*** COLLECTED MATERIAL ***

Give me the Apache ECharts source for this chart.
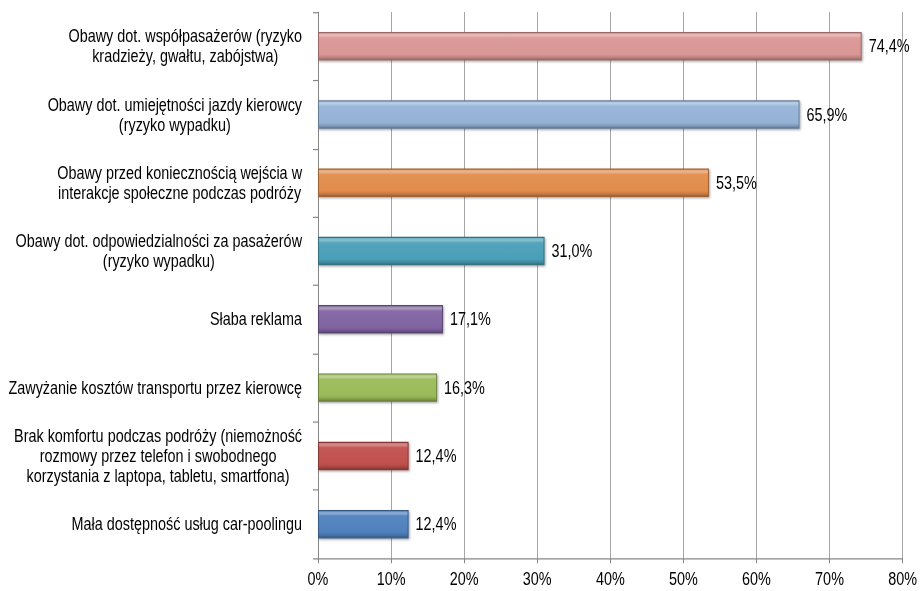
<!DOCTYPE html>
<html>
<head>
<meta charset="utf-8">
<script src="https://cdn.jsdelivr.net/npm/echarts@6/dist/echarts.min.js"></script>
<style>
  html, body { margin: 0; padding: 0; background: #fff; overflow: hidden; }
  #wrap { width: 920px; height: 591px; overflow: hidden; }
  #chart { width: 920px; height: 488px; transform-origin: 0 0; transform: scale(1, 1.2111); }
</style>
</head>
<body>
<div id="wrap"><div id="chart"></div></div>
<script>
const categories = [
  "Obawy dot. współpasażerów (ryzyko\nkradzieży, gwałtu, zabójstwa)",
  "Obawy dot. umiejętności jazdy kierowcy\n(ryzyko wypadku)",
  "Obawy przed koniecznością wejścia w\ninterakcje społeczne podczas podróży",
  "Obawy dot. odpowiedzialności za pasażerów\n(ryzyko wypadku)",
  "Słaba reklama",
  "Zawyżanie kosztów transportu przez kierowcę",
  "Brak komfortu podczas podróży (niemożność\nrozmowy przez telefon i swobodnego\nkorzystania z laptopa, tabletu, smartfona)",
  "Mała dostępność usług car-poolingu"
];
const values = [74.4, 65.9, 53.5, 31.0, 17.1, 16.3, 12.4, 12.4];
const barColors = ["#D99694", "#95B3D7", "#E28C4C", "#4A9FB8", "#8064A2", "#9BBB59", "#C0504D", "#4F81BD"];
const xTicks = [0, 10, 20, 30, 40, 50, 60, 70, 80];

function shade(hex, f) {
  const n = parseInt(hex.slice(1), 16);
  let r = (n >> 16) & 255, g = (n >> 8) & 255, b = n & 255;
  const adj = c => f >= 0 ? Math.round(c + (255 - c) * f) : Math.round(c * (1 + f));
  return `rgb(${adj(r)},${adj(g)},${adj(b)})`;
}

const FONT = '"Liberation Sans", Arial, sans-serif';
const FS = 14.4;

const chart = echarts.init(document.getElementById('chart'), null, { renderer: 'svg' });

chart.setOption({
  animation: false,
  backgroundColor: '#ffffff',
  grid: { left: 318, right: 15, top: 10, bottom: 27, containLabel: false },
  xAxis: {
    type: 'value',
    min: xTicks[0],
    max: xTicks[xTicks.length - 1],
    interval: 10,
    axisLine: { show: true, lineStyle: { color: '#868686', width: 1 } },
    axisTick: { show: true, length: 4, lineStyle: { color: '#868686' } },
    splitLine: { show: true, lineStyle: { color: '#A6A6A6', width: 1 } },
    axisLabel: {
      margin: 10,
      color: '#000',
      fontFamily: FONT,
      fontSize: FS,
      formatter: v => v + '%'
    }
  },
  yAxis: {
    type: 'category',
    inverse: true,
    data: categories,
    axisLine: { show: true, lineStyle: { color: '#868686', width: 1 } },
    axisTick: { show: true, length: 5, alignWithLabel: false, lineStyle: { color: '#868686' } },
    splitLine: { show: false },
    axisLabel: {
      margin: 16,
      color: '#000',
      fontFamily: FONT,
      fontSize: FS,
      lineHeight: 16.5,
      formatter: v => v.split('\n').map(l => '{c|' + l + '}').join('\n'),
      rich: {
        c: { align: 'center', fontFamily: FONT, fontSize: FS, lineHeight: 16.5, color: '#000' }
      }
    }
  },
  series: [{
    type: 'bar',
    barWidth: 23.5,
    data: values.map((v, i) => ({
      value: v,
      itemStyle: {
        color: {
          type: 'linear', x: 0, y: 0, x2: 0, y2: 1,
          colorStops: [
            { offset: 0, color: shade(barColors[i], 0.15) },
            { offset: 0.1, color: shade(barColors[i], 0.35) },
            { offset: 0.2, color: shade(barColors[i], 0.05) },
            { offset: 0.8, color: barColors[i] },
            { offset: 0.92, color: shade(barColors[i], -0.15) },
            { offset: 1, color: shade(barColors[i], -0.35) }
          ]
        },
        borderColor: shade(barColors[i], -0.3),
        borderWidth: 1,
        shadowColor: 'rgba(0,0,0,0.35)',
        shadowBlur: 2,
        shadowOffsetX: 1,
        shadowOffsetY: 1
      }
    })),
    label: {
      show: true,
      position: 'right',
      distance: 7,
      color: '#000',
      fontFamily: FONT,
      fontSize: FS,
      formatter: p => p.value.toFixed(1).replace('.', ',') + '%'
    }
  }]
});
</script>
</body>
</html>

***

**GIVEN REQUEST**
From the material above, copy everything exactly but the pictures.

**RESULT**
Give me the Apache ECharts source for this chart.
<!DOCTYPE html>
<html>
<head>
<meta charset="utf-8">
<script src="https://cdn.jsdelivr.net/npm/echarts@6/dist/echarts.min.js"></script>
<style>
  html, body { margin: 0; padding: 0; background: #fff; overflow: hidden; }
  #wrap { width: 920px; height: 591px; overflow: hidden; }
  #chart { width: 920px; height: 488px; transform-origin: 0 0; transform: scale(1, 1.2111); }
</style>
</head>
<body>
<div id="wrap"><div id="chart"></div></div>
<script>
const categories = [
  "Obawy dot. współpasażerów (ryzyko\nkradzieży, gwałtu, zabójstwa)",
  "Obawy dot. umiejętności jazdy kierowcy\n(ryzyko wypadku)",
  "Obawy przed koniecznością wejścia w\ninterakcje społeczne podczas podróży",
  "Obawy dot. odpowiedzialności za pasażerów\n(ryzyko wypadku)",
  "Słaba reklama",
  "Zawyżanie kosztów transportu przez kierowcę",
  "Brak komfortu podczas podróży (niemożność\nrozmowy przez telefon i swobodnego\nkorzystania z laptopa, tabletu, smartfona)",
  "Mała dostępność usług car-poolingu"
];
const values = [74.4, 65.9, 53.5, 31.0, 17.1, 16.3, 12.4, 12.4];
const barColors = ["#D99694", "#95B3D7", "#E28C4C", "#4A9FB8", "#8064A2", "#9BBB59", "#C0504D", "#4F81BD"];
const xTicks = [0, 10, 20, 30, 40, 50, 60, 70, 80];

function shade(hex, f) {
  const n = parseInt(hex.slice(1), 16);
  let r = (n >> 16) & 255, g = (n >> 8) & 255, b = n & 255;
  const adj = c => f >= 0 ? Math.round(c + (255 - c) * f) : Math.round(c * (1 + f));
  return `rgb(${adj(r)},${adj(g)},${adj(b)})`;
}

const FONT = '"Liberation Sans", Arial, sans-serif';
const FS = 14.4;

const chart = echarts.init(document.getElementById('chart'), null, { renderer: 'svg' });

chart.setOption({
  animation: false,
  backgroundColor: '#ffffff',
  grid: { left: 318, right: 15, top: 10, bottom: 27, containLabel: false },
  xAxis: {
    type: 'value',
    min: xTicks[0],
    max: xTicks[xTicks.length - 1],
    interval: 10,
    axisLine: { show: true, lineStyle: { color: '#868686', width: 1 } },
    axisTick: { show: true, length: 4, lineStyle: { color: '#868686' } },
    splitLine: { show: true, lineStyle: { color: '#A6A6A6', width: 1 } },
    axisLabel: {
      margin: 10,
      color: '#000',
      fontFamily: FONT,
      fontSize: FS,
      formatter: v => v + '%'
    }
  },
  yAxis: {
    type: 'category',
    inverse: true,
    data: categories,
    axisLine: { show: true, lineStyle: { color: '#868686', width: 1 } },
    axisTick: { show: true, length: 5, alignWithLabel: false, lineStyle: { color: '#868686' } },
    splitLine: { show: false },
    axisLabel: {
      margin: 16,
      color: '#000',
      fontFamily: FONT,
      fontSize: FS,
      lineHeight: 16.5,
      formatter: v => v.split('\n').map(l => '{c|' + l + '}').join('\n'),
      rich: {
        c: { align: 'center', fontFamily: FONT, fontSize: FS, lineHeight: 16.5, color: '#000' }
      }
    }
  },
  series: [{
    type: 'bar',
    barWidth: 23.5,
    data: values.map((v, i) => ({
      value: v,
      itemStyle: {
        color: {
          type: 'linear', x: 0, y: 0, x2: 0, y2: 1,
          colorStops: [
            { offset: 0, color: shade(barColors[i], 0.15) },
            { offset: 0.1, color: shade(barColors[i], 0.35) },
            { offset: 0.2, color: shade(barColors[i], 0.05) },
            { offset: 0.8, color: barColors[i] },
            { offset: 0.92, color: shade(barColors[i], -0.15) },
            { offset: 1, color: shade(barColors[i], -0.35) }
          ]
        },
        borderColor: shade(barColors[i], -0.3),
        borderWidth: 1,
        shadowColor: 'rgba(0,0,0,0.35)',
        shadowBlur: 2,
        shadowOffsetX: 1,
        shadowOffsetY: 1
      }
    })),
    label: {
      show: true,
      position: 'right',
      distance: 7,
      color: '#000',
      fontFamily: FONT,
      fontSize: FS,
      formatter: p => p.value.toFixed(1).replace('.', ',') + '%'
    }
  }]
});
</script>
</body>
</html>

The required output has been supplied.